DISC is commonly labelled a personality test. However, it is actually a type of behavioural assessment. Although behaviour is part of what shapes our personality, they are two different entities.

The term 'personality' encompasses more than just behaviour, it also includes our values, characteristics, temperament, emotional intelligence and belief system. DISC measures the behavioural aspect of our personality, such as how we prefer to communicate and how we react to certain situations. DISC is a valuable tool to help us understand the behavioural patterns of the people around us. But, it's not the only tool we need to fully understand personality.

DISC is a valuable tool to help us understand ourselves and the behavioural patterns of the people around us. But, it's not the only tool we need to fully understand personality.

Is a DISC Profile test accurate?

Extended DISC® International, the publisher of our DISC Assessments, is committed to maintaining high standards of validity and reliability. 

Extended DISC® International publishes a validation study on a bi-annual basis.
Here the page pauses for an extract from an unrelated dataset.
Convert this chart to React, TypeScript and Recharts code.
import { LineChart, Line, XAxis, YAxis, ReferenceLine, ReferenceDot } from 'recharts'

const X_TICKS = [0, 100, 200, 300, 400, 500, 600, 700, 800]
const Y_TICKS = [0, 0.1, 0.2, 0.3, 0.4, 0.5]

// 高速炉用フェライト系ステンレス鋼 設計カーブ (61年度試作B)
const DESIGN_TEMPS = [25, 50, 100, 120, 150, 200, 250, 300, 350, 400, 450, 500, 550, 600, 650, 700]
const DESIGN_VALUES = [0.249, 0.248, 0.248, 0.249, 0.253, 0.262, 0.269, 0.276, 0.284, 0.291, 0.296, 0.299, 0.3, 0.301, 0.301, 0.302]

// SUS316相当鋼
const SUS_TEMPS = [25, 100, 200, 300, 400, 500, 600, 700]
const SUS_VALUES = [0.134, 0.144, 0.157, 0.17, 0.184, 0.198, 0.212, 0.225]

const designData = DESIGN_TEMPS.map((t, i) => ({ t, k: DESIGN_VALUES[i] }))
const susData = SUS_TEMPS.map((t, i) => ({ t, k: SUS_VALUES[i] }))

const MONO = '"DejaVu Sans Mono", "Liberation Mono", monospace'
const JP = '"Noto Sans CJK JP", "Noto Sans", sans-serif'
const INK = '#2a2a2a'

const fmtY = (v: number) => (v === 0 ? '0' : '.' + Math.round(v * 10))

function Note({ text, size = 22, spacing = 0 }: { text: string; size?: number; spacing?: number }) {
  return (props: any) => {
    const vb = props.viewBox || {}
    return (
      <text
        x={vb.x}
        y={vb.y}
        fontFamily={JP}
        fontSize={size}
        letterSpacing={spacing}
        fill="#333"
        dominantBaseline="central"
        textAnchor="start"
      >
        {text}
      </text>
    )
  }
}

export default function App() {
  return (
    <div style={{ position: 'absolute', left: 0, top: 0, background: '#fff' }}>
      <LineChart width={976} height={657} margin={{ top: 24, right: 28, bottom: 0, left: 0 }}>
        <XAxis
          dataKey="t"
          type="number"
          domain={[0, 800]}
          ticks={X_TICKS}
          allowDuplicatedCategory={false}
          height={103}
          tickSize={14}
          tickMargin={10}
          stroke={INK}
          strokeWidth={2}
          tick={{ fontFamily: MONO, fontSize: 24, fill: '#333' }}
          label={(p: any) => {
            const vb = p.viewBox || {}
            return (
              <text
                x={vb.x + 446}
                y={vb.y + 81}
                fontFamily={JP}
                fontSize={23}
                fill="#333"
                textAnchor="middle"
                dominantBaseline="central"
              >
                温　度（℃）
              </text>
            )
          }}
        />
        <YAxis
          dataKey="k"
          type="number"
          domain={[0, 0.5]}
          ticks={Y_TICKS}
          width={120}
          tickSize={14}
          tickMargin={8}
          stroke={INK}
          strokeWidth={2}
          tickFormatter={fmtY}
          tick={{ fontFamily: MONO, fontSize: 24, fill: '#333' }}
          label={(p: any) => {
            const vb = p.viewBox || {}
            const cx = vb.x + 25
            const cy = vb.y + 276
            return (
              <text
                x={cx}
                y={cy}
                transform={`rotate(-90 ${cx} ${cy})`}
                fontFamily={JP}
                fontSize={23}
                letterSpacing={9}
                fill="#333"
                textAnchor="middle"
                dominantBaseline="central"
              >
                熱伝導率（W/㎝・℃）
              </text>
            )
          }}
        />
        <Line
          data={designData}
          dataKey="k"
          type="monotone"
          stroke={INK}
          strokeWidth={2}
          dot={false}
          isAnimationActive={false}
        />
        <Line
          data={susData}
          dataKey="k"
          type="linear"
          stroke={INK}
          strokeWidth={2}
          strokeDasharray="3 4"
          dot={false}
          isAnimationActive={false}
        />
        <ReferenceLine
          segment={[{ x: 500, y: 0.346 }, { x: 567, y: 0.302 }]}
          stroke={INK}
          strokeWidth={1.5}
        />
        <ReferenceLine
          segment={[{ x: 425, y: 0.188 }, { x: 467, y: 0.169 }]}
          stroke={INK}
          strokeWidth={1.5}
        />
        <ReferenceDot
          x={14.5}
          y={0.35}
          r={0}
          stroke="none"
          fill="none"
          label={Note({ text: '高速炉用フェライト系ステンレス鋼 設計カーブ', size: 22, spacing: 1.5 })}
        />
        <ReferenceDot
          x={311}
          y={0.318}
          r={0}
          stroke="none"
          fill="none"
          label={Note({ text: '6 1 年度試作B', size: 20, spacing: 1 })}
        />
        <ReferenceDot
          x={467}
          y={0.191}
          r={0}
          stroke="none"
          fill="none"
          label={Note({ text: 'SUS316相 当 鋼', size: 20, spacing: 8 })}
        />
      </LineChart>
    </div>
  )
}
It shows a remarkable consistency in results and has achieved high scores in all measurements used to analyse accuracy.

The successful use of psychometric assessments globally, and the increasing demand for them in the workplace, are a testament to their versatility and accuracy in determining behaviours that have a measurable effect on job performance.
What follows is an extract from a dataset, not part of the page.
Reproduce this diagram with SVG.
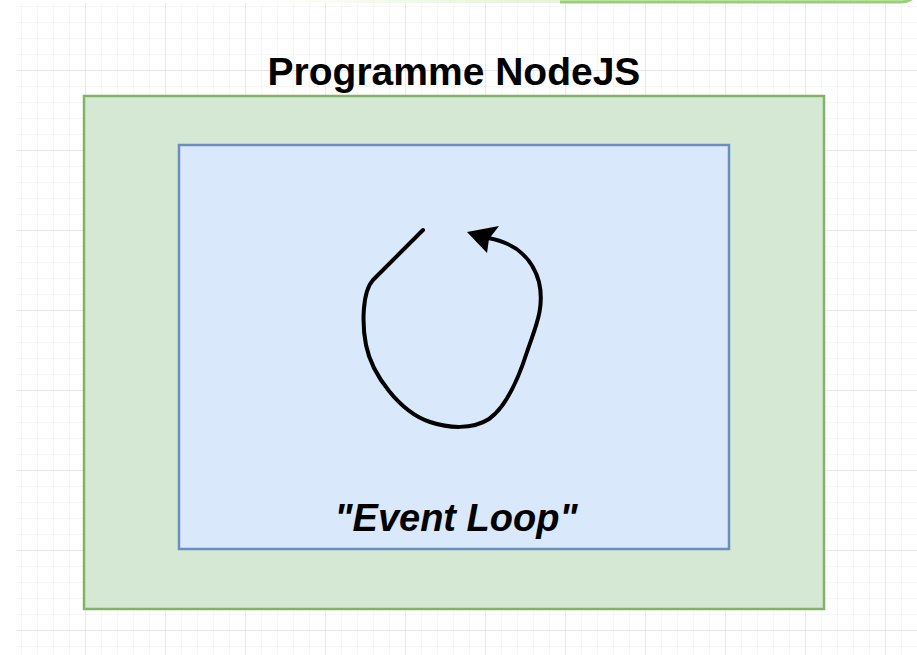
<svg xmlns="http://www.w3.org/2000/svg" width="917" height="655" viewBox="0 0 917 655">
  <defs>
    <pattern id="minor" x="5" y="6" width="16" height="16" patternUnits="userSpaceOnUse">
      <path d="M0 0 V16 M0 0 H16" fill="none" stroke="#efefef" stroke-width="1"/>
    </pattern>
    <pattern id="major" x="5" y="-10" width="80" height="80" patternUnits="userSpaceOnUse">
      <path d="M0 0 V80 M0 0 H80" fill="none" stroke="#e0e0e0" stroke-width="1.3"/>
    </pattern>
    <linearGradient id="topfill" x1="0" y1="0" x2="1" y2="0">
      <stop offset="0" stop-color="#ffffff"/>
      <stop offset="0.4" stop-color="#e8f4d8"/>
      <stop offset="1" stop-color="#d9efc4"/>
    </linearGradient>
    <style>
      .title{font-family:"Liberation Sans",Arial,sans-serif;font-weight:bold;fill:#000}
      .outer{fill:#d5e8d4;stroke:#82b366;stroke-width:2.5}
      .inner{fill:#dae8fc;stroke:#6c8ebf;stroke-width:2.5}
      .loop{fill:none;stroke:#000;stroke-width:4;stroke-linecap:round;stroke-linejoin:round}
    </style>
  </defs>
  <rect width="917" height="655" fill="#ffffff"/>
  <rect x="16" y="3" width="901" height="652" fill="url(#minor)"/>
  <rect x="16" y="3" width="901" height="652" fill="url(#major)"/>

  <g id="top-shape">
    <path d="M255 0 H912 Q908 3 900 3 H262 Q256 2 255 0 Z" fill="url(#topfill)"/>
    <path d="M560 2 H900 Q908 2 913 -2" fill="none" stroke="#97d077" stroke-width="3"/>
  </g>

  <g id="programme-nodejs">
    <rect class="outer" x="84" y="96" width="740" height="513"/>
    <text class="title" x="454" y="85" font-size="39" text-anchor="middle">Programme NodeJS</text>
  </g>

  <g id="event-loop">
    <rect class="inner" x="179" y="145" width="550" height="404"/>
    <text class="title" x="456" y="531" font-size="38" font-style="italic" text-anchor="middle">"Event Loop"</text>
  </g>

  <g id="connectors">
    <path class="loop" d="M423 230 L373 280 C362 292 362 325 366 345 C372 375 400 412 430 422 C448 428 472 430 489 419 C506 407 518 380 527 352 C535 328 545 308 539 282 C533 260 517 243 488 238"/>
    <polygon points="467,232 499,226 489,239 487,253" fill="#000"/>
  </g>
</svg>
Can your DISC Profile change?

Our DISC profile tests measure both your conscious (adapted) style and unconscious (natural style). Your unconscious/natural profile tends to remain relatively stable over time. Although, you may find slight differences in your natural style, especially if you have been through a significant life change.

Your conscious DISC profile tends to be more fluid and can change based on your current environment, such as a new project, a change in job role or company. You can also adapt your conscious personality to suit different situations or to enhance interactions with others. We recommend taking the DISC assessment every two years to ensure you have the most accurate and recent information.

When to use DISC Profiling?

Organisations use DISC profiling tools successfully in a variety of ways; from recruitment, mergers, personal development, leadership development, sales training, improving communication, identifying emotional issues and even in matching prospective romantic couples!

The benefit of the DISC model is that it is flexible and applicable in many situations and businesses applications. DISC profiling can improve your team's overall productivity and efficiency.